Aberdeen suppliers have been warned they could “miss out” on the huge oil and gas opportunity in sub-Saharan Africa.
At an industry event in the city yesterday, the Energy Industries Council (EIC) said nearly 40 major projects would reach sanction within the next two years and North Sea suppliers were in “prime position” to win work.
Up to 10% of planned global oil and gas investment is in the region, according to the EIC.
However, the organisation also warned that firms need to engage now or risk missing out, during the event hosted by the Aberdeen and Grampian Chamber of Commerce.
It comes as the UK supply chain looks to greatly boost its share of international work to support the longevity of the sector.
Cameron Douglas of Scottish Development International also spoke at the conference, noting that the interest of Scottish firms in Nigeria – which is set for a number of coming project sanctions – does not match the scale of the opportunity.
The country has estimated oil reserves of nearly 40billion barrels.
Mr Douglas said: “It is a mature market but one we would like to see more activity in Scotland.
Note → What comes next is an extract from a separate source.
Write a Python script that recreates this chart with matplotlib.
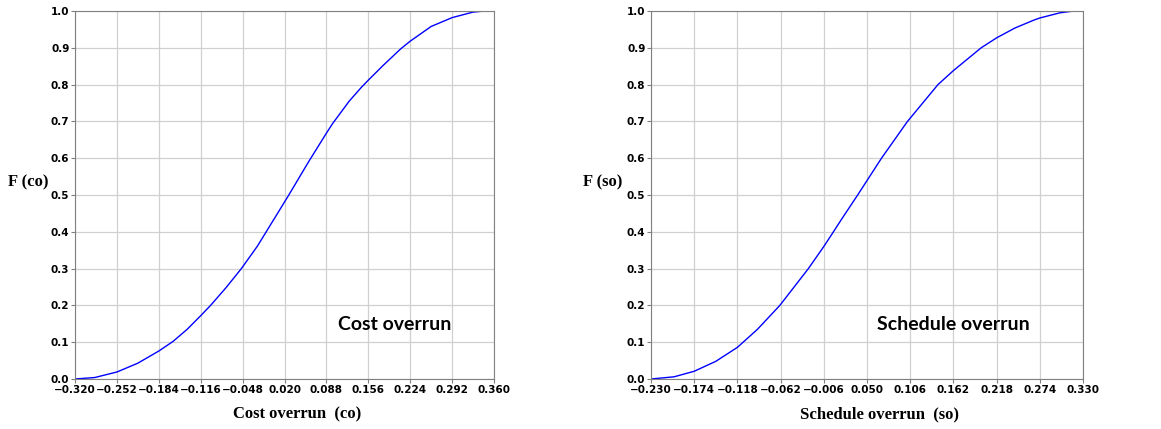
import matplotlib.pyplot as plt
import numpy as np

# Cost overrun CDF
co_x = [-0.320, -0.288, -0.252, -0.218, -0.184, -0.161, -0.138, -0.116, -0.100,
        -0.075, -0.050, -0.024, 0.0105, 0.027, 0.059, 0.088, 0.098, 0.125,
        0.145, 0.156, 0.180, 0.2085, 0.224, 0.258, 0.292, 0.326, 0.345, 0.360]
co_F = [0.0, 0.004, 0.019, 0.043, 0.076, 0.102, 0.135, 0.172, 0.200,
        0.248, 0.300, 0.361, 0.455, 0.500, 0.590, 0.668, 0.694, 0.755,
        0.793, 0.812, 0.852, 0.897, 0.918, 0.958, 0.982, 0.997, 1.0, 1.0]

# Schedule overrun CDF
so_x = [-0.230, -0.200, -0.174, -0.146, -0.118, -0.092, -0.063, -0.026,
        -0.006, 0.0068, 0.0173, 0.0379, 0.0688, 0.1025, 0.142, 0.162, 0.198,
        0.218, 0.242, 0.266, 0.274, 0.300, 0.318, 0.330]
so_F = [0.0, 0.006, 0.021, 0.048, 0.086, 0.135, 0.200, 0.300,
        0.360, 0.401, 0.435, 0.500, 0.600, 0.700, 0.800, 0.838, 0.900,
        0.927, 0.954, 0.975, 0.981, 0.995, 1.0, 1.0]

co_ticks = np.round(np.arange(-0.320, 0.361, 0.068), 3)
so_ticks = np.round(np.arange(-0.230, 0.331, 0.056), 3)

fig = plt.figure(figsize=(11.61, 4.29), dpi=100)
ax1 = fig.add_axes([75/1161, 50/429, 419/1161, 368/429])
ax2 = fig.add_axes([651/1161, 50/429, 432/1161, 368/429])

panels = [
    (ax1, co_x, co_F, co_ticks, 'Cost overrun  (co)', 'F (co)', 'Cost overrun', 0.628),
    (ax2, so_x, so_F, so_ticks, 'Schedule overrun  (so)', 'F (so)', 'Schedule overrun', 0.523),
]

for ax, x, F, ticks, xl, yl, name, tx in panels:
    ax.plot(x, F, color='blue', lw=1.0)
    ax.set_xlim(ticks[0], ticks[-1])
    ax.set_ylim(0, 1)
    ax.set_xticks(ticks)
    ax.set_xticklabels(['%.3f' % t if t >= 0 else '\u2212%.3f' % abs(t) for t in ticks])
    ax.set_yticks(np.round(np.arange(0, 1.01, 0.1), 1))
    ax.grid(True, color='#d0d0d0', lw=0.9)
    for s in ax.spines.values():
        s.set_color('#808080')
    ax.tick_params(colors='#808080', labelcolor='black', length=3, pad=1)
    for lab in ax.get_xticklabels() + ax.get_yticklabels():
        lab.set_fontweight('bold')
        lab.set_fontsize(7.5)
    ax.set_xlabel(xl, family='Liberation Serif', fontweight='bold', fontsize=12)
    ax.xaxis.set_label_coords(0.53, -0.075)
    ax.set_ylabel(yl, family='Liberation Serif', fontweight='bold', fontsize=12,
                  rotation=0, va='center')
    ax.yaxis.set_label_coords(-0.112, 0.535)
    ax.text(tx, 0.147, name, transform=ax.transAxes, family='Lato',
            fontweight='bold', fontsize=14, va='center', ha='left')

fig.savefig('out.png', dpi=100)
“We don’t think Scottish levels of interest match that scale of opportunity, especially considering the levels of interest we have in Ghana.
“It doesn’t really line up, especially considering Nigeria is roughly 20 times the size in terms of output.”
Neil Golding, head of oil and gas business development at the EIC, warned that despite Aberdeen being in a strong position, it needs to engage early in the region.
He said: “In general the reason why people haven’t looked at Nigeria is because very few investment decisions have been made, commercial agreements haven’t been made with the major operators but I think that’s certainly going to change in the next 24 months.
“The opportunity is going to be there and if companies don’t engage now, they’re going to miss out.
“There are opportunities within developed markets like Nigeria, especially when we look at innovation where the UKCS and Aberdeen in particular, is at the forefront of that.”
Despite limited exploration in the region, Mr Golding said there are “significant discoveries” of hundreds of millions of barrels in frontier areas of sub-Saharan Africa in recent years.
As well as Nigeria, he said there is plenty of chance for Aberdeen suppliers to move into emerging markets such as Mauritania and Mozambique.
He added: “Newer markets don’t have an established supply chain.
“That’s an opportunity but also a challenge because you have to understand the local content regulation.
“When you look at Mozambique – which is very interesting at the moment with active developments going on – if companies don’t engage now they could miss out on the opportunity.
“It is also about engaging with the local partners, identifying those companies that are already set up in-country, already have a certain element of capability as well.
“The local content shouldn’t just be about recruiting people, it should be about upskilling the individuals and ensuring an industry is created thereafter.
“I think Aberdeen in particular has a legacy of doing that in other markets as well. That’s where I’d see the opportunities in those real frontier markets.”